A theology of worship is a doctrine concerning the worship of God; a biblical theology of worship bases its teaching on what the Bible alone says. Just as a biblical soteriology is based on the Bible’s overall teaching concerning salvation, a biblical theology of worship is based on the Bible’s overall teaching concerning the worship and adoration of God.
Having a biblical theology of worship is important. Not everything that is called “worship” is actually worship, a lesson learned in the very beginning: both Cain and Abel brought sacrifices to the Lord, but “the Lord looked with favor on Abel and his offering, but on Cain and his offering he did not look with favor” (Genesis 4:4–5). What was Cain’s problem (besides jealousy, stubbornness, and murderous rage)? He lacked a proper theology of worship. Cain brought an unacceptable sacrifice to the Lord and demanded that the Lord be pleased.

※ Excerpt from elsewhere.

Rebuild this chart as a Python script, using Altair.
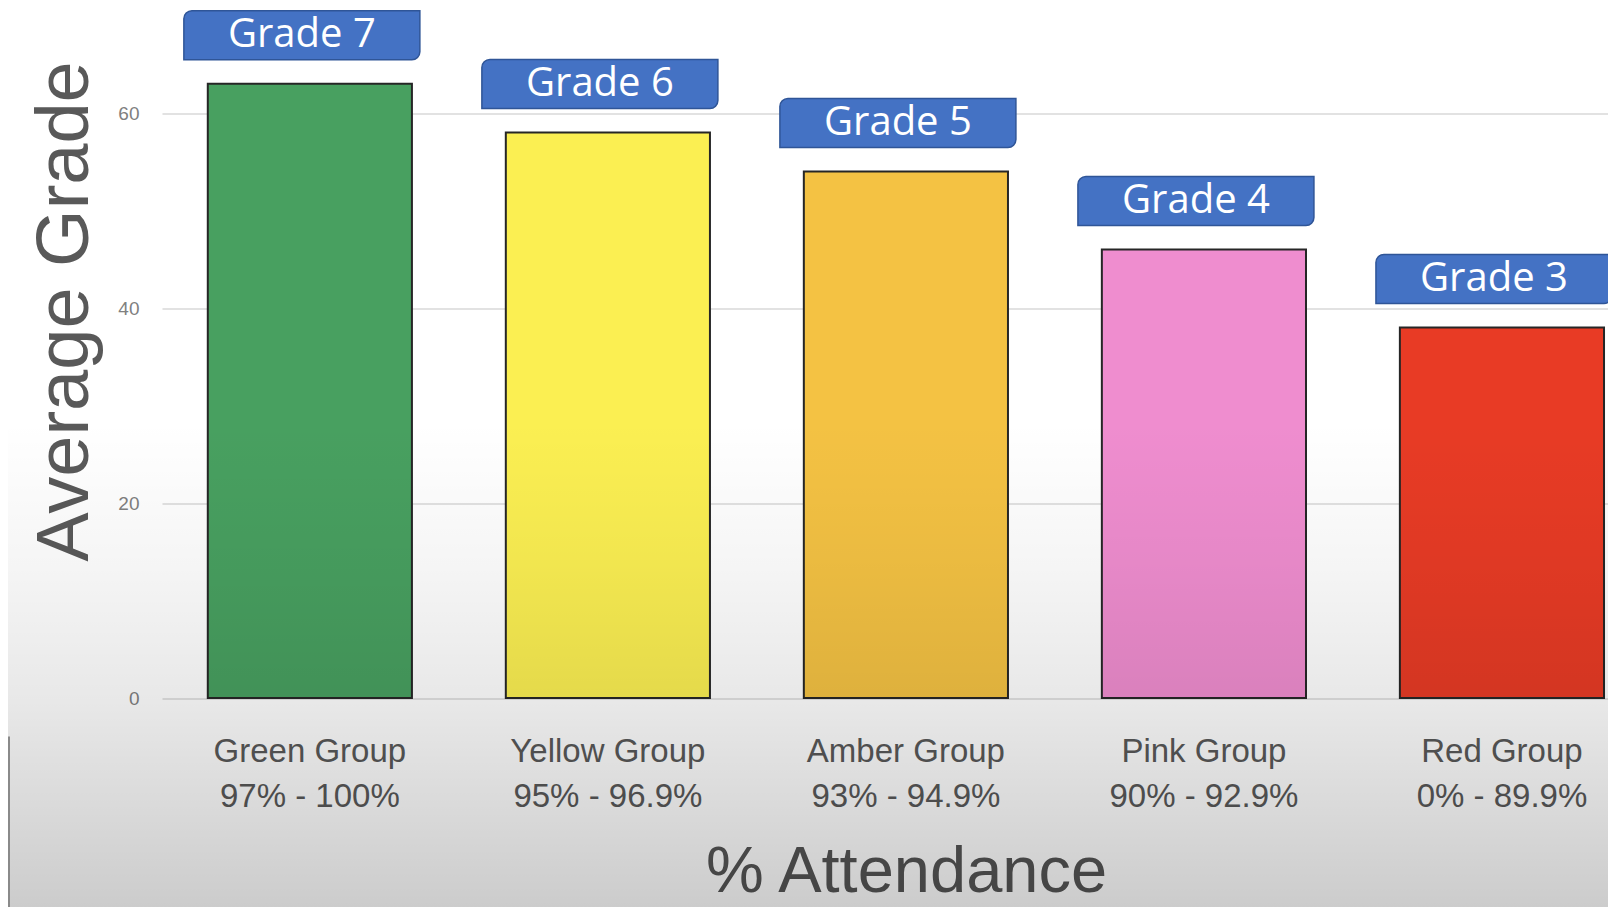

The church that does not operate under the biblical theology of worship is in danger of failing to give God glory and failing to offer worship that is pleasing to Him. Worship is as misunderstood a doctrine as any other within the church. Contrary to popular belief, worship does not begin and end with the singing portion of our church services. Worship is also not limited to bowing in reverence before God. To begin with, worship is determined by God Himself, not by our sincerity, pious feelings, or musical skill.
Hebrews 12:28 says we must “serve God acceptably with reverence and godly fear” (NKJV). The Greek word translated “serve” here is a form of a Greek word for worship and is used 21 times in the New Testament in the contexts of service and worship. Another form of the word worship is the Greek word therapeuo—from which we get the English word therapy—and this is most often translated “heal” in reference to the healing of others. In the New Testament, this word is seen in many passages involving Jesus’ healings.
Other Greek words translated “worship” are proskuneó, meaning “paying homage” (1 Corinthians 14:25); sebázomai, meaning “to render religious honor” (Romans 1:25); and sébomai, meaning “to revere or adore” (Acts 16:14). We see a form of the word sébomai used by Jesus in reference to vain, hypocritical worship of God (Matthew 15:9), implying that sometimes what we call “worship of God” is something else entirely.
A biblical theology of worship is concerned with the true worship of God. True biblical worship must be reverent (Hebrews 12:28). We must understand who is being worshiped. God is holy, just, perfect, powerful, loving, etc. We are sinners saved by grace coming before a holy God on the basis of our Redeemer. There is no room for pride in adoration (see Luke 18:9–14). Also, worship must be “in truth,” that is, our worship must be properly informed (John 4:24). Unless we have accurate knowledge of the God we worship, there is no worshiping in truth. Those who wish to worship biblically must worship God as He is revealed in Scripture. Unbiblical views of God must be rejected.
A biblical theology of worship recognizes that worship involves more than externals. God sees the heart: “These people come . . . honor me with their lips, but their hearts are far from me. Their worship of me is based on merely human rules they have been taught” (Isaiah 29:13). Worship is not about ritual or artistry, although ritual and art can be valid expressions of worship. Worship is not about expressing ourselves, although David’s “dancing before the LORD with all his might” was an act of true worship (2 Samuel 6:14). Worship is not about music, although music is often used by worshipers. True worship is about God. We reverence and honor and adore Him, not simply because of what He does for us but for who He is.
A biblical theology of worship will result in worship that produces a change of heart. The worshiper will have an ever greater desire to love and obey the Lord. Worship and service go hand in hand; worship of God should propel us into greater obedience. Jesus said those who love Him will keep His commandments (John 14:15). If we say we love and worship Him, but do not obey Him, our worship is worthless.
A biblical theology of worship leads to the conviction that worship is a lifestyle, not a moment in time (see 1 Corinthians 10:31). Our lives are to be dedicated to the worship and service of God. Worship is to be more than a temporary, experience-oriented activity on Sunday, after which we revert to a “normal” life the rest of the week. True worship is constant, inner praise to the God of Scripture, expressed in prayer, in song, in service, in giving, and in living.